** START **
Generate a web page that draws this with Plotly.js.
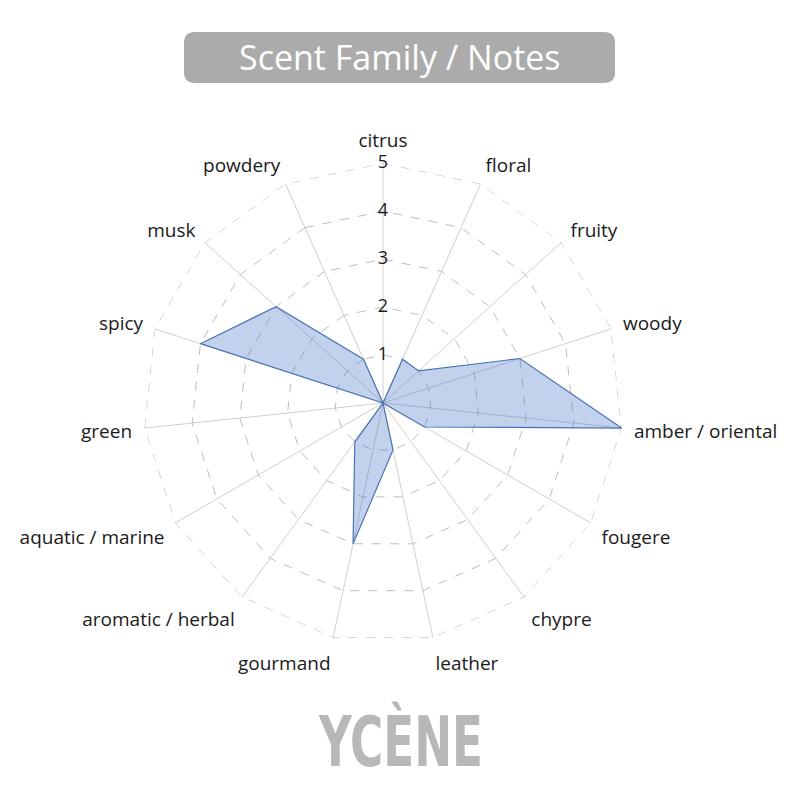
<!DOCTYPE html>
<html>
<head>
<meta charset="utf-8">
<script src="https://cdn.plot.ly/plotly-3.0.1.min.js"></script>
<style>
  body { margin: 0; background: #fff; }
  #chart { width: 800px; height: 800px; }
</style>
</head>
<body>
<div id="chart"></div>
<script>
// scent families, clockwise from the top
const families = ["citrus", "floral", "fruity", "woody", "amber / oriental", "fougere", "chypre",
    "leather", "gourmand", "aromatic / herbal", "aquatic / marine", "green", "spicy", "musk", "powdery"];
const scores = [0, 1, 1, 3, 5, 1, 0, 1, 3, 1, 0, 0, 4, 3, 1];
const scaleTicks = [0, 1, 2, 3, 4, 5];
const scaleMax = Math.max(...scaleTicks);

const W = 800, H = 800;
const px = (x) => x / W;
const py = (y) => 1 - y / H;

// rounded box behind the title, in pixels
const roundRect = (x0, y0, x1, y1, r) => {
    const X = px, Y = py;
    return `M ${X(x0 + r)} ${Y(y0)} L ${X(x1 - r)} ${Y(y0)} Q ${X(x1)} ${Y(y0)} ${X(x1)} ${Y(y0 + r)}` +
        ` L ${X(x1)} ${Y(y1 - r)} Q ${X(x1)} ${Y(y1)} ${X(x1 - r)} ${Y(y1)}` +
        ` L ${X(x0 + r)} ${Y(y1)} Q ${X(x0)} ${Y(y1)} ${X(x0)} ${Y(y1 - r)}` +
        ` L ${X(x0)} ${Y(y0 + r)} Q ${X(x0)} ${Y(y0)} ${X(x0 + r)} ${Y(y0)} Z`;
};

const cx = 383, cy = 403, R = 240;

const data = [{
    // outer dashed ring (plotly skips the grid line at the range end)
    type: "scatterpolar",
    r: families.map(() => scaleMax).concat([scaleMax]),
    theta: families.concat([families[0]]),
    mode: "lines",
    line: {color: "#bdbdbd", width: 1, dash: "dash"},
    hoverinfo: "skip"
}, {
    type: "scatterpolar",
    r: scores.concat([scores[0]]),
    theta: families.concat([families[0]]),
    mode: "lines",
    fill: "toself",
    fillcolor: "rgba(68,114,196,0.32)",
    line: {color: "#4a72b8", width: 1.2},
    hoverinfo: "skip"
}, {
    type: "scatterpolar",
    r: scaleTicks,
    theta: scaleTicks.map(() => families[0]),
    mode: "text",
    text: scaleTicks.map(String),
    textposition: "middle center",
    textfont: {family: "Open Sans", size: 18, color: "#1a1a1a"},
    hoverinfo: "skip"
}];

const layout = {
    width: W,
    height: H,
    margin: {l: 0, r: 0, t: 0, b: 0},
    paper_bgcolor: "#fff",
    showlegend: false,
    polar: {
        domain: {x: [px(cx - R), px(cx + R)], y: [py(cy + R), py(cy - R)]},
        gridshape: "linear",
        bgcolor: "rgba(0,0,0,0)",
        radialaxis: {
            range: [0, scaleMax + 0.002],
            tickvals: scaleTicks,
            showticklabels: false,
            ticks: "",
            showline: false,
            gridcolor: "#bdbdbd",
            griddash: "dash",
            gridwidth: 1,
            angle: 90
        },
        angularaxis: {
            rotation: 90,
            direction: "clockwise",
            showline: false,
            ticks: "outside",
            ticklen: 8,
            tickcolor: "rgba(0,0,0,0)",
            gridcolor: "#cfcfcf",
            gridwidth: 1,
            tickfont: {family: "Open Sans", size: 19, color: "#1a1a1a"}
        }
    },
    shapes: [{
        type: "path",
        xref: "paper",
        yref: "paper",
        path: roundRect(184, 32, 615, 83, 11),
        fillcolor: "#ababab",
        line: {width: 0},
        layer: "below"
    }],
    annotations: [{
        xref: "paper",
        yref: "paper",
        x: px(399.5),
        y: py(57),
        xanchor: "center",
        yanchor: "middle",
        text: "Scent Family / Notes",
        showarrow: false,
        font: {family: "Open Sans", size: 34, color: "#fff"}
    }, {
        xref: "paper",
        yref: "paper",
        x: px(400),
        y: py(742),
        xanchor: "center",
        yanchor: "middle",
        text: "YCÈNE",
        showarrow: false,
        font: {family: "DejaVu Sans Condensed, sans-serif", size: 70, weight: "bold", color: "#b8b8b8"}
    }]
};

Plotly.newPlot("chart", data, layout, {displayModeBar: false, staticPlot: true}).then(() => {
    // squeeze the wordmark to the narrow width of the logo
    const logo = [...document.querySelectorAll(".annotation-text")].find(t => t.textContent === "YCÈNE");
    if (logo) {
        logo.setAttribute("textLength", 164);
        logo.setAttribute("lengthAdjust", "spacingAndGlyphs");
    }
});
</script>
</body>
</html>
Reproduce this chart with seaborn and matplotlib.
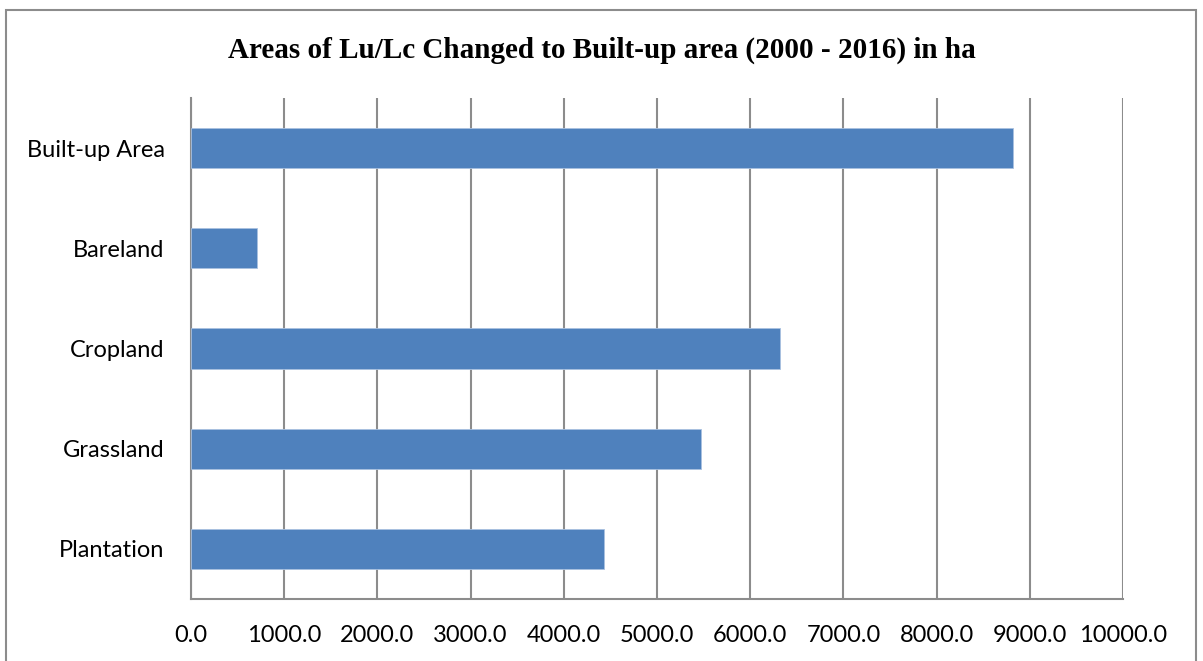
** END **
WHAT THE EXERCISE ASKS: Reproduce the whole listing above word for word, but not its pictures.

RESPONSE TO THE EXERCISE:
Generate a web page that draws this with Plotly.js.
<!DOCTYPE html>
<html>
<head>
<meta charset="utf-8">
<script src="https://cdn.plot.ly/plotly-3.0.1.min.js"></script>
<style>
  body { margin: 0; background: #fff; }
  #chart { width: 800px; height: 800px; }
</style>
</head>
<body>
<div id="chart"></div>
<script>
// scent families, clockwise from the top
const families = ["citrus", "floral", "fruity", "woody", "amber / oriental", "fougere", "chypre",
    "leather", "gourmand", "aromatic / herbal", "aquatic / marine", "green", "spicy", "musk", "powdery"];
const scores = [0, 1, 1, 3, 5, 1, 0, 1, 3, 1, 0, 0, 4, 3, 1];
const scaleTicks = [0, 1, 2, 3, 4, 5];
const scaleMax = Math.max(...scaleTicks);

const W = 800, H = 800;
const px = (x) => x / W;
const py = (y) => 1 - y / H;

// rounded box behind the title, in pixels
const roundRect = (x0, y0, x1, y1, r) => {
    const X = px, Y = py;
    return `M ${X(x0 + r)} ${Y(y0)} L ${X(x1 - r)} ${Y(y0)} Q ${X(x1)} ${Y(y0)} ${X(x1)} ${Y(y0 + r)}` +
        ` L ${X(x1)} ${Y(y1 - r)} Q ${X(x1)} ${Y(y1)} ${X(x1 - r)} ${Y(y1)}` +
        ` L ${X(x0 + r)} ${Y(y1)} Q ${X(x0)} ${Y(y1)} ${X(x0)} ${Y(y1 - r)}` +
        ` L ${X(x0)} ${Y(y0 + r)} Q ${X(x0)} ${Y(y0)} ${X(x0 + r)} ${Y(y0)} Z`;
};

const cx = 383, cy = 403, R = 240;

const data = [{
    // outer dashed ring (plotly skips the grid line at the range end)
    type: "scatterpolar",
    r: families.map(() => scaleMax).concat([scaleMax]),
    theta: families.concat([families[0]]),
    mode: "lines",
    line: {color: "#bdbdbd", width: 1, dash: "dash"},
    hoverinfo: "skip"
}, {
    type: "scatterpolar",
    r: scores.concat([scores[0]]),
    theta: families.concat([families[0]]),
    mode: "lines",
    fill: "toself",
    fillcolor: "rgba(68,114,196,0.32)",
    line: {color: "#4a72b8", width: 1.2},
    hoverinfo: "skip"
}, {
    type: "scatterpolar",
    r: scaleTicks,
    theta: scaleTicks.map(() => families[0]),
    mode: "text",
    text: scaleTicks.map(String),
    textposition: "middle center",
    textfont: {family: "Open Sans", size: 18, color: "#1a1a1a"},
    hoverinfo: "skip"
}];

const layout = {
    width: W,
    height: H,
    margin: {l: 0, r: 0, t: 0, b: 0},
    paper_bgcolor: "#fff",
    showlegend: false,
    polar: {
        domain: {x: [px(cx - R), px(cx + R)], y: [py(cy + R), py(cy - R)]},
        gridshape: "linear",
        bgcolor: "rgba(0,0,0,0)",
        radialaxis: {
            range: [0, scaleMax + 0.002],
            tickvals: scaleTicks,
            showticklabels: false,
            ticks: "",
            showline: false,
            gridcolor: "#bdbdbd",
            griddash: "dash",
            gridwidth: 1,
            angle: 90
        },
        angularaxis: {
            rotation: 90,
            direction: "clockwise",
            showline: false,
            ticks: "outside",
            ticklen: 8,
            tickcolor: "rgba(0,0,0,0)",
            gridcolor: "#cfcfcf",
            gridwidth: 1,
            tickfont: {family: "Open Sans", size: 19, color: "#1a1a1a"}
        }
    },
    shapes: [{
        type: "path",
        xref: "paper",
        yref: "paper",
        path: roundRect(184, 32, 615, 83, 11),
        fillcolor: "#ababab",
        line: {width: 0},
        layer: "below"
    }],
    annotations: [{
        xref: "paper",
        yref: "paper",
        x: px(399.5),
        y: py(57),
        xanchor: "center",
        yanchor: "middle",
        text: "Scent Family / Notes",
        showarrow: false,
        font: {family: "Open Sans", size: 34, color: "#fff"}
    }, {
        xref: "paper",
        yref: "paper",
        x: px(400),
        y: py(742),
        xanchor: "center",
        yanchor: "middle",
        text: "YCÈNE",
        showarrow: false,
        font: {family: "DejaVu Sans Condensed, sans-serif", size: 70, weight: "bold", color: "#b8b8b8"}
    }]
};

Plotly.newPlot("chart", data, layout, {displayModeBar: false, staticPlot: true}).then(() => {
    // squeeze the wordmark to the narrow width of the logo
    const logo = [...document.querySelectorAll(".annotation-text")].find(t => t.textContent === "YCÈNE");
    if (logo) {
        logo.setAttribute("textLength", 164);
        logo.setAttribute("lengthAdjust", "spacingAndGlyphs");
    }
});
</script>
</body>
</html>
Reproduce this chart with seaborn and matplotlib.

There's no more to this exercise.